Ayer, la sección Liebre por gato (coordinada por Fernando Valls) del suplemento Los diablos azules (dirigido por Luis García Montero) en el diario Infolibre, finalizó su temporada de colaboraciones con el relato de Ángel Olgoso Minotauro blues, un texto inédito cuyo título original era Hispania II.

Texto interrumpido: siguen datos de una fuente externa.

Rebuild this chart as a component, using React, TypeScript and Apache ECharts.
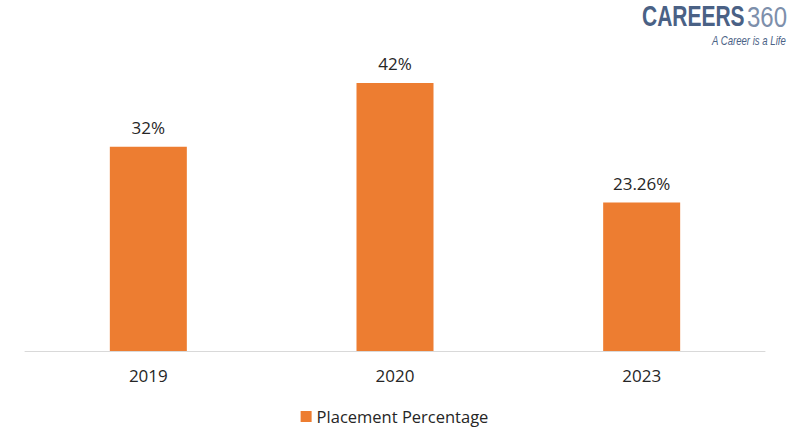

A continuación de esta narración, transcribo otra que hizo pareja con ella en el momento de la gestación, y con cuyo título comparte referencia: Hispania I, publicado en La máquina de languidecer (Ed. Páginas de Espuma, 2009), un vivísimo cuento breve en el que la crueldad del hombre para con sus semejantes convive con una desarmante ironía.
Victor Delhez
MINOTAURO BLUES
Refieren que los habitantes de esta ciudad son seres primitivos, de espíritu filisteo, carentes por completo de educación y cortesía, sin capacidad para ver más allá de sus ideas parásitas, para pensar en los otros o ponerse en su lugar, para imaginar, para hacer algo distinto de su vulgar rapiña diaria, algo mínimamente civilizado. Recordé esto a propósito de la noche en que al volver caminando de una cita, a la una de la madrugada, me vi asediado por una turbamulta vociferante que se acompañaba de explosiones y bocinazos de autos. Mientras me refugiaba aterrorizado en un zaguán pensé en revoluciones, en insurgentes e incitadores, en asaltos y saqueos, en barbaries desatadas. Creemos conocer el verdadero miedo hasta que nos topamos de pronto con algo cuyas consecuencias no podemos siquiera calibrar. Temí por mi vida. Sin el menor asomo de esperanza, me demoré en el escondite durante horas. La ensordecedora tromba humana, quizá enervada por el odio, la conmoción o la ignominia, ahogaba aún las calles, violando impunemente el silencio de la noche. Cuando más tarde, al borde del colapso, logré asomar sin peligro la cabeza y entrever al fondo unas banderas multicolores, creí entender que aquella buena gente celebraba la victoria deportiva de algún equipo local.
Victor Delhez
HISPANIA I
Salí al pasillo y supliqué educadamente a mis vecinos que cesaran en su vocinglería. Como es natural, fui ofrecido a la ira de la familia: me tumbaron de espaldas sobre la mesa del salón, apaleándome con un vivo sentido del ritmo, extirparon mis ojos y mi lengua, me desollaron la piel a tiras, cortaron manos y pies y arrancaron brazos y piernas, desmembrándome por completo. Resultaba extremadamente curiosa su espontaneidad, casi rayana en el desapego, y se veía a padres e hijos persuadidos de la eficacia de su labor, en absoluto impelidos por animosidad alguna. Parecía bastante probable que, de un momento a otro, habría de prescindir de toda mi sangre, que borboteaba y manaba de forma espléndida y corría zumosa. Lamenté en verdad que se prodigara hasta empapar aquel tapete de ganchillo, poseedor, por lo demás, del intemporal encanto de la artesanía. Al final, quizá un tanto arbitrariamente desde mi parecer, me separaron la cabeza del tronco con un hacha de cocina, sin embargo en modo alguno trato de sugerir descortesía por su parte, puesto que ellos no hacían más que ceñirse a los usos del lugar. La mesa producía ya el efecto de una aguilera con despojos: mi vesícula colgaba de las flores de plástico del jarrón y mis ojos, depositados en el cenicero de cerámica, aún describían una trayectoria semicircular. Pero al menos me extinguí con la convicción de haber defendido sustanciosamente mi derecho a la tranquilidad.